The trial judge’s ruling gives Jacobs a free pass “to load the corporation’s privileged documents into the digital equivalent of several semi-trucks upon his departure, and then haul those files away to use them against the company,” Sands said in a June 21 filing. “The district court’s ruling turns the concepts of fiduciary duty and loyalty upside down.”
The company also argued that Jacobs hasn’t shown that any of the disputed documents are relevant to the question of whether Sands China can be sued in Nevada.
Supreme Court
The Nevada Supreme Court has agreed to consider all three of Sands’s petitions challenging rulings by Gonzalez over disclosure of documents.
When Gonzalez ruled in September that the company had “deceived” her about documents that it was refusing to provide to Jacobs, she said she would no longer allow Sands to rely on Macau privacy laws as grounds for withholding evidence.
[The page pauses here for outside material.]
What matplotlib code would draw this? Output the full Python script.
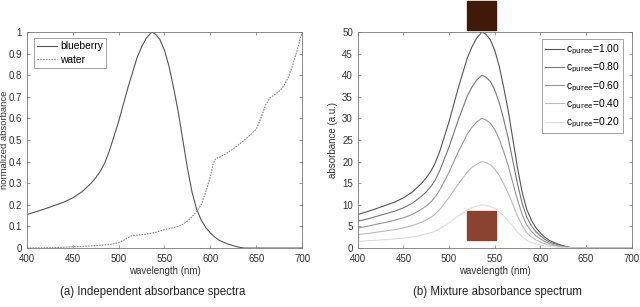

As an additional sanction, she ordered Las Vegas Sands and Sands China to contribute $25,000 to the Legal Aid Center of Southern Nevada and pay some of Jacobs’s attorneys’ fees.
The Nevada Supreme Court two years ago said the Jacobs lawsuit can’t proceed until Gonzalez decides the jurisdiction issue. Hong Kong-listed Sands China, which is majority owned by Las Vegas Sands, argues that it doesn’t do business in Nevada, has no presence there, and can’t be sued by Jacobs in Las Vegas.
Sands said in a July 23 filing to the state’s high court that the rulings by Gonzalez it’s challenging raise “serious questions about efficient case management.”
“Nearly two years after this court directed the trial judge to conduct a hearing on the singular issue of whether SCL is subject to jurisdiction in Clark County, Nevada, defendants have incurred millions of dollars in discovery-related expenses for a jurisdictional hearing that has yet to occur,” Sands said in the filing.
The lower-court case is Jacobs v. Las Vegas Sands, 10- A-627691, Clark County, Nevada, District Court (Las Vegas). The state supreme court case is Las Vegas Sands Corp. v. Clark County District Court, 63444, Nevada Supreme Court.